ПУСКАТЬ ПЫЛЬ В ГЛАЗА -
или, что одно и то же, мотать из тщеславия приобретенное или наследственное имущество, жить шире наличных средств, хвастаться, надувать и морочить, щеголяя всякими способами, — московский археолог И. М. Снегирев пытается объяснить это выражение историческим примером. Он приводит его из сочинения Рафаила Барберини, бывшего в XVI веке свидетелем в Москве одного тяжебного поединка, когда соперники бились в поле (у церкви Троицы, что «у старых поль», — нынче просто «в Полях»). Бились, как известно, в доспехах: и тот, кто даль взаймы деньги, и тот, который отрекается и не хочет платить.
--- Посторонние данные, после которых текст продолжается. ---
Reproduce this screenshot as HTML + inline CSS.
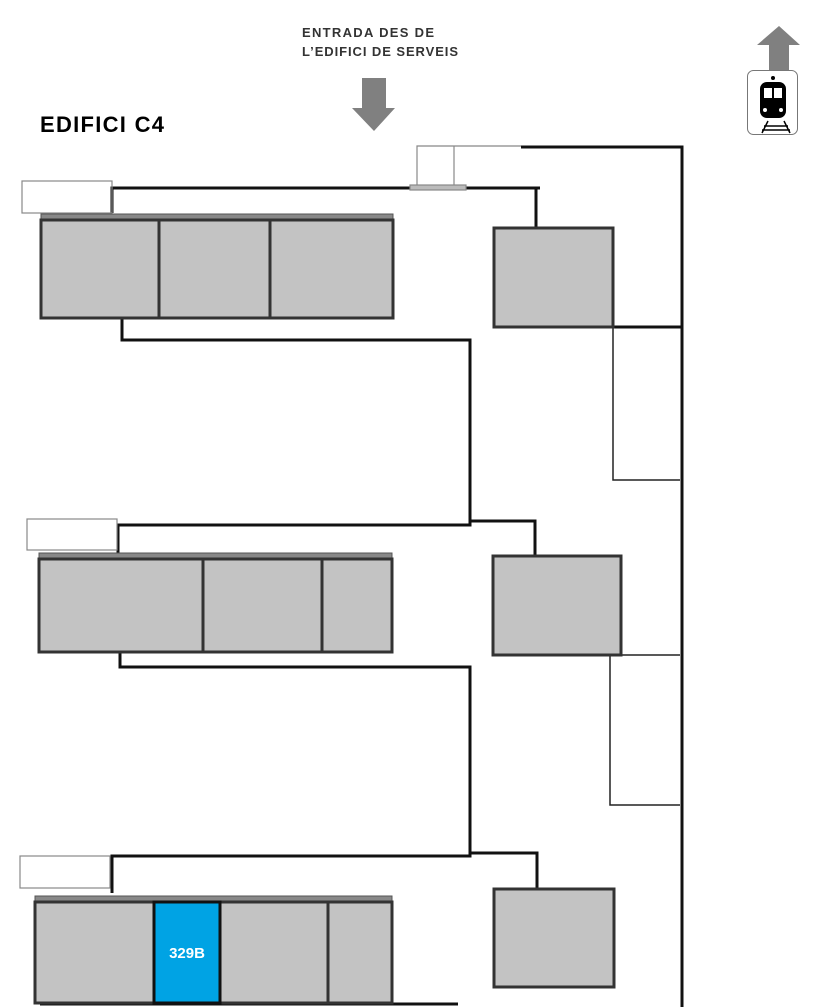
<!DOCTYPE html>
<html><head><meta charset="utf-8"><style>
html,body{margin:0;padding:0;background:#fff;}
svg{display:block;}
text{font-family:"Liberation Sans",sans-serif;font-weight:bold;}
</style></head><body>
<svg width="815" height="1007" viewBox="0 0 815 1007" xmlns="http://www.w3.org/2000/svg">
<rect width="815" height="1007" fill="#fff"/>
<text x="302" y="37" font-size="13" fill="#333" transform="scale(1,1)" textLength="132">ENTRADA DES DE</text>
<text x="302" y="56" font-size="13" fill="#333" textLength="156">L’EDIFICI DE SERVEIS</text>
<text x="40" y="132" font-size="22" fill="#000" textLength="124">EDIFICI C4</text>
<!-- down arrow -->
<polygon points="362,78 386,78 386,108 395,108 374,131 352,108 362,108" fill="#808080"/>
<!-- train icon -->
<polygon points="779,26 800,45 789,45 789,72 769,72 769,45 757,45" fill="#808080"/>
<rect x="747.5" y="70.5" width="50" height="64" rx="6" fill="#fff" stroke="#777"/>
<rect x="760" y="82" width="26" height="36" rx="7" fill="#000"/>
<rect x="764" y="88" width="8" height="10" fill="#fff"/><rect x="774" y="88" width="8" height="10" fill="#fff"/>
<circle cx="765" cy="110" r="2" fill="#fff"/><circle cx="781" cy="110" r="2" fill="#fff"/>
<circle cx="773" cy="78" r="2" fill="#000"/>
<path d="M762 133 L768 121 M784 121 L790 133 M764 126 H788 M762 130 H790" stroke="#000" stroke-width="1.5"/>
<g fill="none" stroke="#111" stroke-width="3">
<!-- outer -->
<path d="M521 147 H682 V1007"/>
<path d="M112 213 V188 H410"/>
<path d="M466 188 H540 M536 188 V228"/>
<path d="M122 318 V340 H470 V525 H118 V555"/>
<path d="M470 521 H535 V556"/>
<path d="M120 652 V667 H470 V856 H112 V893"/>
<path d="M470 853 H537 V889"/>
<path d="M613 327 H682"/>
<path d="M40 1004 H458"/>
</g>
<g fill="none" stroke="#888" stroke-width="1.2">
<rect x="22" y="181" width="90" height="32"/>
<rect x="27" y="519" width="90" height="31"/>
<rect x="20" y="856" width="90" height="32"/>
<path d="M417 188 V146 H521 M454 146 V188"/>
<rect x="410" y="185" width="56" height="5" fill="#bbb"/>
</g>
<g fill="none" stroke="#222" stroke-width="1.5">
<path d="M613 327 V480 H680"/>
<path d="M610 655 V805 H680 M613 655 H680"/>
</g>
<!-- door strips -->
<g fill="#888" stroke="#555" stroke-width="1">
<rect x="41" y="214" width="352" height="6"/>
<rect x="39" y="553" width="353" height="6"/>
<rect x="35" y="896" width="357" height="6"/>
</g>
<g fill="#c3c3c3" stroke="#333" stroke-width="3">
<rect x="41" y="220" width="118" height="98"/>
<rect x="159" y="220" width="111" height="98"/>
<rect x="270" y="220" width="123" height="98"/>
<rect x="494" y="228" width="119" height="99"/>
<rect x="39" y="559" width="164" height="93"/>
<rect x="203" y="559" width="119" height="93"/>
<rect x="322" y="559" width="70" height="93"/>
<rect x="493" y="556" width="128" height="99"/>
<rect x="35" y="902" width="119" height="101"/>
<rect x="220" y="902" width="108" height="101"/>
<rect x="328" y="902" width="64" height="101"/>
<rect x="494" y="889" width="120" height="98"/>
</g>
<rect x="154" y="902" width="66" height="101" fill="#00a3e4" stroke="#111" stroke-width="3"/>
<text x="187" y="958" font-size="15" fill="#fff" text-anchor="middle">329B</text>
</svg>
</body></html>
При этом Барберини сообщает, что очень смешен был способ вооружения тяжущихся: «доспехи их так тяжелы, что, упавши, они не в силах бывают встать». В таком-то вооружении оба сражаются до тех пор, пока один из них не признает себя потерявшим поле. «Мне рассказывали, что однажды случилось литвину иметь подобный поединок с москвитянином. Литвин никак не хотел надеть на себя все вооружение, а взял только нападательное оружие, да еще украдкой захватил мешочек с песком и привязал его к себе. Когда дело дошло до боя, он бегал легко и прыгал из стороны в сторону около москвитянина, который, по причине тяжелого оружия, едва мог медленно двигаться. Улучшив время, литвин искусно подскочил к нему и пустил в отверстие наличника щепоть песку (как у немцев по пословице: «Sand in die Augen zu streun»), так что ослепил его, и в это самое время железным топором начал ломать на нем оружие. Москвитянин, не могши ничего видеть, признал себя побежденным, и литвин остался победителем. После этого случая, москвитяне не стали уже позволять иностранцам вступать с ними в подобные поединки».